DF2 <- DF %>% group_by(movieId) %>% 
  summarize(n = n()) 

ggplot(DF2, aes(n)) + geom_histogram(fill = "rosybrown2")

A_Naik · June 15, 2020, 6:00am

Still plot's not forming. Would you know how to speed up the plot formation?

nirgrahamuk · June 15, 2020, 11:13am

do sessionInfo() in the console to share the info with us, it might reveal an issue.

also try dev.off() to see if it temporarily affects the plot window or not
if it does, run the plotting again.

A_Naik · June 16, 2020, 5:39am

The plot formed. It took over an hour though.

vinaychuri · June 16, 2020, 6:08am

Quick question on your "group_by(movieId) %>% summarize(n = n())"

Since you have single column in group_by, is that not the same as "count(movieId)" and do away with group_by() + summarise()?
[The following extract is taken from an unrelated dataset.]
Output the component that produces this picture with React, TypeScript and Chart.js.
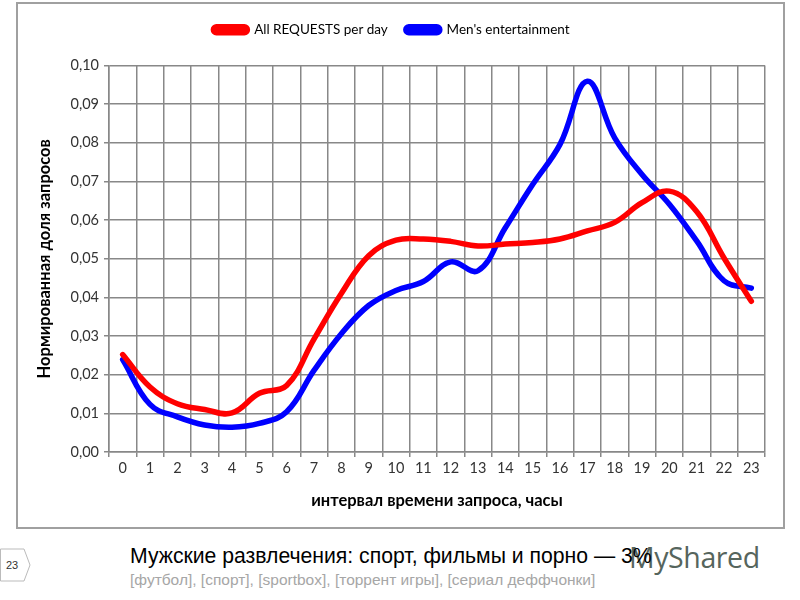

A_Naik · June 16, 2020, 1:32pm

Yes both are the same.

A_Naik · June 17, 2020, 6:28pm

Heyy could you please help me by running this code below on your rstudio and tell me if you get the same error?

avg_users <- edx %>%
left_join(avg_movie_rating, by='movieId') %>%
group_by(userId) %>%
filter(n() >= 100) %>%
summarize(b_u = mean(rating - mu - b_i))
Error: cannot allocate a vector of size 52.9 MB

FJCC · June 17, 2020, 6:44pm

I do not have the objects edx or avg_movie_rating, so I cannot conclude anything from running that command. Try this

nrow(edx)
tmp <- edx %>%
left_join(avg_movie_rating, by='movieId')
nrow(tmp)

Does tmp have the number of rows you expect? You may get the error just running that part of the code. If so, I would suspect that each movieId appears more than once in avg_movie_rating and the left_join ends up making multiple versions of each row in edx. On the other hand, 52.9MB is not very large. Do you have a computer with little memory?